10. Mons glacier and névé were first traversed in 1902 by Outram during the ascent of Mons Pk., which was made direct from the valley of Glacier River (App., x, 209). From a high bivouac on the western margin of Mons glacier, the North Forbes glacier was first explored in 1926 by A. J. Ostheimer, M. M. Strumia and J. M. Thorington, during an ascent of Mt. Forbes from the valley of Glacier Lake (A.J., xxxix, 65).

11. The west col of Mt. Forbes and the South Forbes glacier were first visited by Collie’s party in 1902, during the descent of Mt. Forbes (A.J., xxi, 370). The west side of the glacier should be avoided because of crevasses (C.A.J., xii, 36). There is a good trail from Forbes Brook to the Freshfield tongue, on the west side of the Freshfield stream.

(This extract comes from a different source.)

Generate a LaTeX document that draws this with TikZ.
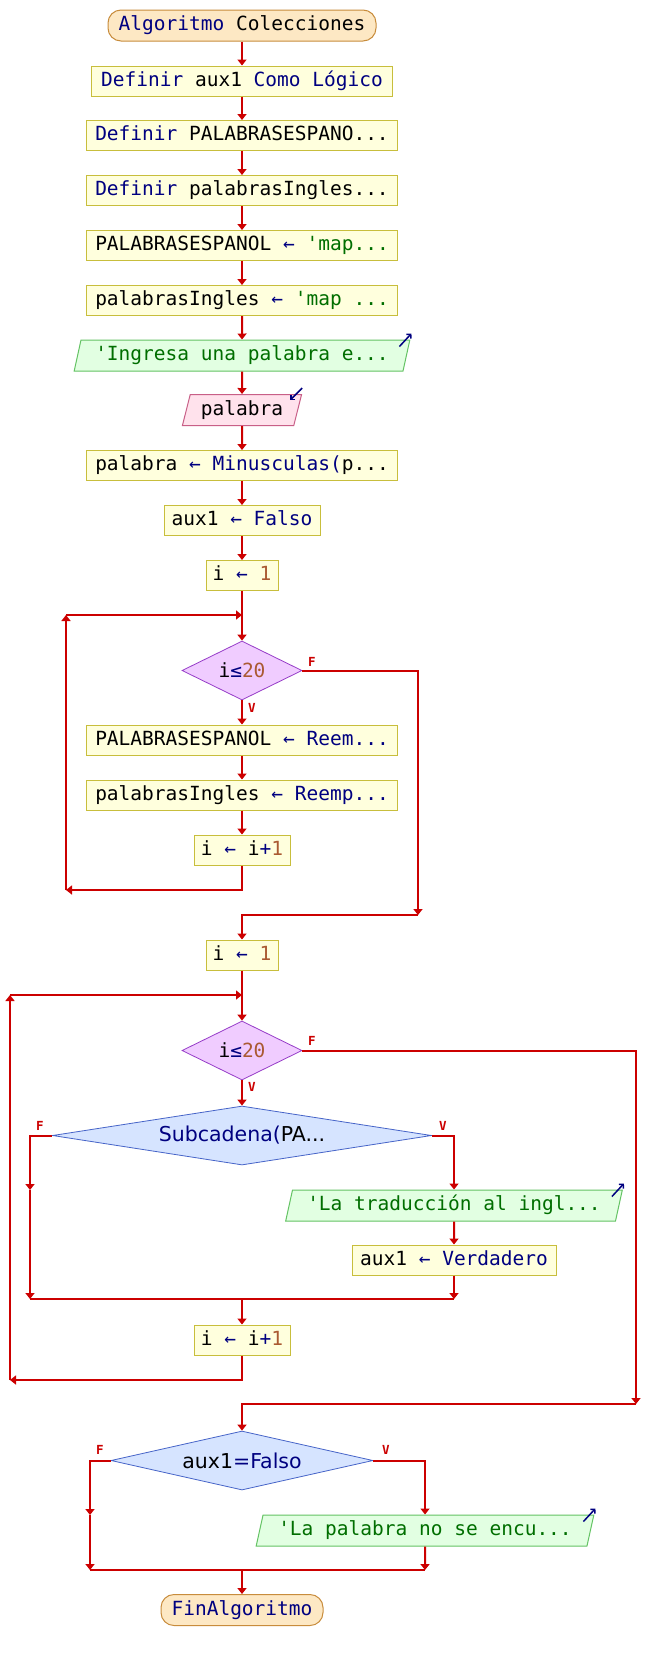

12. The Freshfield glacier was ascended by Dr. Hector in 1859, and the slopes of Mt. Freshfield by Collie’s party in 1897. The extreme southeastern head of the Freshfield névé was attained, in 1930, by O. E. Cromwell and J. M. Thorington during ascents of Mts. Barlow and Low (A.J., xliii, 79).

13. The 1930 party on Mt. Barlow could see nothing that would prevent this.

14. The Blaeberry trail has been known since the opening of Howse pass by David Thompson in 1807. The branch to Field across Amiskwi pass was laid down by Collie and Baker in 1897. The Ensign stations of the Boundary Commission were made in 1917, the eastern being revisited by H. Palmer and J. M. Thorington in 1922 (A.J., xxxiv, 390). The Ayesha-Rhondda col was attained in 1930 by O. E. Cromwell and J. M. Thorington during the ascent of Mt. Ayesha (A.J., xliii, 80).

15. Portions of the Wapta snowfield have been crossed since 1897 (for its mountaineer passes and their history see A.A.J., i, 405). Descent from the Ayesha-Rhondda col to Twin Falls and Takakkaw camp was made in 1930 by O. E. Cromwell and J. M. Thorington (A.J., xliii, 80).